Compounding the trade concerns were concerning signs for the economy emerging from Japan to the US. Japan’s exports slumped yet again, falling 6.7% in June, while manufacturers’ confidence fell to a three-year low in July on the back of the trade tensions and slowing China growth.

US house-building fell in June for a second consecutive month, with building permits also falling, in a possible sign of more trouble ahead for the housing market.

The earnings anxiety and macro-data boosted demand for safe-haven assets, with yields on benchmark 10-year and 30-year US treasuries climbing overnight.

Eurozone government bond yields slipped back towards record lows on Thursday as economic indicators and corporate earnings deepened gloom on the global economy and increased bets on interest-rate cuts by major central banks.

Amid the gloomy outlook, bets for further monetary policy easing from major central banks have grown, with speculation on whether the US Federal Reserve will be cut by 25 basis points or 50 in July.

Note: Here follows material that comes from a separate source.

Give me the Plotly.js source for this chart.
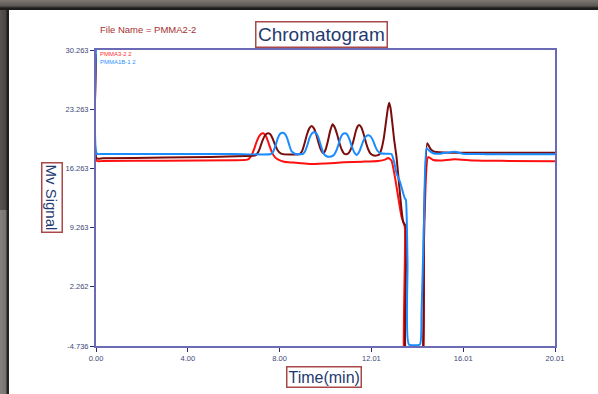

While markets take comfort from central banks’ willingness to support growth, said Sunil Krishnan, head of multi-asset funds at Aviva Investors, there were concerns for equity markets that have rallied on the back of stimulus expectations.

The weak start to the second quarter earnings season may spill over into the outlook for the remainder of the year, threatening equity markets’ stellar rally this year. “We are probably in the middle of analysts downgrading quarter three company earnings expectations,” he said.

Earlier in the day, MSCI’s broadest index of Asia-Pacific shares outside Japan lost 0.3%, with Tokyo’s benchmark Nikkei tumbling 2.0%, its biggest one-day fall in four months.

Pound to parity?

In currencies, the dollar edged lower against its rivals on the softer US treasury yields, with investors focusing their attention on the Fed’s meeting next week. Against a basket of its rivals, the dollar edged 0.1% lower to 97.195.

Sterling was a shade higher at $1.244, off its lowest since April 2017 touched on Wednesday amid growing risks of Britain leaving the EU in a no-deal Brexit.

Major British banks, such as HSBC, are already talking of the possibility of the pound breaching post-Brexit referendum lows of $1.149, with some asking whether the pound is headed for parity against both the dollar and the euro.

Oil prices were mixed, with US crude extending losses after data showed US stockpiles of petrol and other products rising sharply last week, suggesting weak demand. Brent crude futures were up 6c, or 0.1%, at $63.71 a barrel by 755am GMT. They fell 1.1% on Wednesday.